2  Fresno chilies, chopped                

vegetable oil

 

Purple Potato Hash

2  medium onions, sliced 

3  tbsp butter

10  medium purple potatoes, boiled 

salt and pepper to taste

 

Cabbage Slaw

3  cups Napa cabbage, fine chiffanade 

1 ½  cups red onions, fine sliced 

1 ½  cups red peppers, fine sliced

6  green onions, fine sliced 

3/4  cup cilantro, chopped

3/4  cup lime juice 

1  tbsp salt 

1  tsp black pepper 

1  tbsp sugar

 

Garnish

 6  oz queso fresco

12  sprigs fresh cilantro 

12  corn tortillas

 

Serves 6

Pork: Rub portioned pork butt with rub, using the entire rub. Let rest overnight in refrigerator. Combine ingredients for braising mixture in a medium mixing bowl. Spread these vegetables on a baking sheet. Drizzle vegetables with oil and roast in oven at 400° for 30 minutes. On stove top, heat some oil in a braising pan (or large, ovenproof 4-quart skillet, or Dutch oven) and sear all sides of pork butt. Combine oven-roasted braising vegetables with pork in braising pan. Cover with water. Cover braising pan with foil or tightly fitting lid and cook in oven at 350° for 3 hours.

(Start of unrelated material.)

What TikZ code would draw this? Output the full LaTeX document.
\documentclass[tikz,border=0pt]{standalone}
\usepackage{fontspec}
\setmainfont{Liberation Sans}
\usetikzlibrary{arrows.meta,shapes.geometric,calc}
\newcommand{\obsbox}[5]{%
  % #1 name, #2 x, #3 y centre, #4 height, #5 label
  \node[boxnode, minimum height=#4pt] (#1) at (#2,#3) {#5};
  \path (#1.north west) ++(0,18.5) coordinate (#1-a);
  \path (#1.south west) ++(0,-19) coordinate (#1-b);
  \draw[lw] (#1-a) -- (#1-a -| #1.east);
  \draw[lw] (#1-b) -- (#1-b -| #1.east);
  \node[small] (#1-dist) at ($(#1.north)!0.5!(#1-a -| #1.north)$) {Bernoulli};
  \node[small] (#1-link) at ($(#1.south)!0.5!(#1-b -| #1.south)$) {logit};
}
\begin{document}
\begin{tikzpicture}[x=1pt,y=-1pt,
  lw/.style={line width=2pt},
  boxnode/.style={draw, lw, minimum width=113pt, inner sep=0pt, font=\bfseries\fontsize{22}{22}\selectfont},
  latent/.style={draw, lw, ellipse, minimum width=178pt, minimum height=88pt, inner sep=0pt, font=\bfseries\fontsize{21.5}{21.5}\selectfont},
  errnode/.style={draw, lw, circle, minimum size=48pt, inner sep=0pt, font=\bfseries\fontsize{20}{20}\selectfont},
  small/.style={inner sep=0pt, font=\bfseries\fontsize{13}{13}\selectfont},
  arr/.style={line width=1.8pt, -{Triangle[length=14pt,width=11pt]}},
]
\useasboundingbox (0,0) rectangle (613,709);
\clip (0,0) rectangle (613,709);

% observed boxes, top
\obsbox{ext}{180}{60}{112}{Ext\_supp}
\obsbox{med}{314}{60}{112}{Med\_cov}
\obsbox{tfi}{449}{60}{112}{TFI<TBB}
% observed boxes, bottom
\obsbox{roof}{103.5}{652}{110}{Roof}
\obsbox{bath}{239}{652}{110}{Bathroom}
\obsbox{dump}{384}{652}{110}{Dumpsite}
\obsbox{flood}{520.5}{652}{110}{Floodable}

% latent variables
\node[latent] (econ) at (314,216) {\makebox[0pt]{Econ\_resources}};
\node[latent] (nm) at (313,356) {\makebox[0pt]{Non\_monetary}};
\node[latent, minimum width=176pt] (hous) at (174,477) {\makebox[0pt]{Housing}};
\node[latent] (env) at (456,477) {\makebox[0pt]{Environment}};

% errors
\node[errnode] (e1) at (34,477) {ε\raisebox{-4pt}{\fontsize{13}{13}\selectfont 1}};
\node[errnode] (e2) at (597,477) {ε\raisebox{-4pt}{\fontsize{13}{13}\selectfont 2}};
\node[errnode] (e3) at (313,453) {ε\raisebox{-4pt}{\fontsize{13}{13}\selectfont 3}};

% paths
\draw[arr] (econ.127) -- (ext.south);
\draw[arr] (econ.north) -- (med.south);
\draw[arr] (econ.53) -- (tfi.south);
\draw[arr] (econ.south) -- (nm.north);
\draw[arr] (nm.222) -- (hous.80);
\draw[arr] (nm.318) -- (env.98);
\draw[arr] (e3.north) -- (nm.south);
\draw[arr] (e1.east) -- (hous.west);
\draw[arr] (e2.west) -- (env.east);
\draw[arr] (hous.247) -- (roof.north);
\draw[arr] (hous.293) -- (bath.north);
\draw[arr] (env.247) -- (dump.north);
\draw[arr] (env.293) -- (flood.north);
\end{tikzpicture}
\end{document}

Purple potato hash: In a large pot boil potatoes until al dente, about 10-15 minutes. Cool and dice potatoes; set aside. In large skillet, brown onions in butter until golden. Add potatoes to onions. Salt and pepper to taste.

Cabbage slaw: Mix all ingredients in a large mixing bowl.

Plating: In a large serving dish layer the potato hash, pork and slaw. Ladle some of the jus from the braising pork onto hash. Garnish with fresh cilantro and queso fresco. Serve with warm corn tortillas.

 

Boulder Tangerine Gingerbread

The restaurant’s first recipe to incorporate tea, this gingerbread has been on the menu since opening day. Boulder Tangerine Tea, developed in conjunction with Celestial Seasonings, is only available at Boulder Dushanbe Teahouse.

 

10  cups flour, sifted 

2  tbsp baking soda, sifted 

2  tsp powdered ginger, sifted 

2  tsp cinnamon, sifted 

4  cups canola oil 

8  eggs 

2  cups honey 

2  cups molasses 

2  cups sugar 

4  cups of brewed Boulder tangerine tea (available at Boulder Dushanbe     teahouse) or herbal orange-spice tea

 

Orange Syrup

2  cups orange juice

1/2  cup granulated sugar 

1  star anise 

1  cinnamon stick

 

Five-spiced Whipped Cream

8  oz heavy whipping cream

3  tbsp five-spice powder 

5  tbsp powdered sugar

 

Serves 6

In large bowl, mix eggs with sugar until well blended. Add oil, molasses and honey. Pass tea through a fine strainer and mix with other liquid ingredients. In separate large bowl, sift and combine flour, baking soda, ginger and cinnamon. Mix well. Add liquid mixture to flour mixture. Mix very well, breaking up all flour lumps. Pour into nonstick-sprayed baking pan. Bake at 350° for 15 minutes. Rotate cake to avoid burning and bake another 5 minutes, until toothpick inserted in the center comes out clean. Do not refrigerate. Cut gingerbread into equal squares, then cut each square in half, into triangles. Drizzle medium plate with orange syrup. Place gingerbread pieces on plate. Finish with five-spiced whipped cream.

Orange syrup: Combine all ingredients in sauce pot. Boil on stove top at medium heat, stirring frequently, until reduced to syrup.

Five-spiced whipped cream: Combine all ingredients and whip. 

 

Orange Blossom Mojito

The traditional Cuban mojito, a refreshing mix of mint, citrus and sweetness, gets a new twist with the addition of Boulder Dushanbe Teahouse’s Snow Blossom Green Tea.

 

12  mint leaves 

1  mint sprig

1  oz orange blossom simple syrup

4  lime wedges

1  orange wedge

3  oz silver rum

1  tbsp white sugar 

1  tbsp granulated brown sugar

1 bottle club soda

 

Orange Blossom Simple Syrup

1  oz Snow Blossom Green tea (available at Boulder Dushanbe teahouse) or other green tea        

1 orange, zested

2  cups hot water

1  cup sugar

 

Serves 1

Put tea leaves and orange zest in a mesh tea ball or other tea infuser. Steep in hot water for 3 minutes, then remove. Add sugar and stir to make simple syrup. Rub rim of 14-oz Collins glass with lime wedge, rim with mix of white and granulated brown sugar. Add mint, simple syrup and juice from 3 lime wedges to mixing glass. Muddle. Add ice and rum. Shake and pour into  Collins glass. Top off with ice and club soda. Garnish with lime wedge, orange wedge and mint sprig.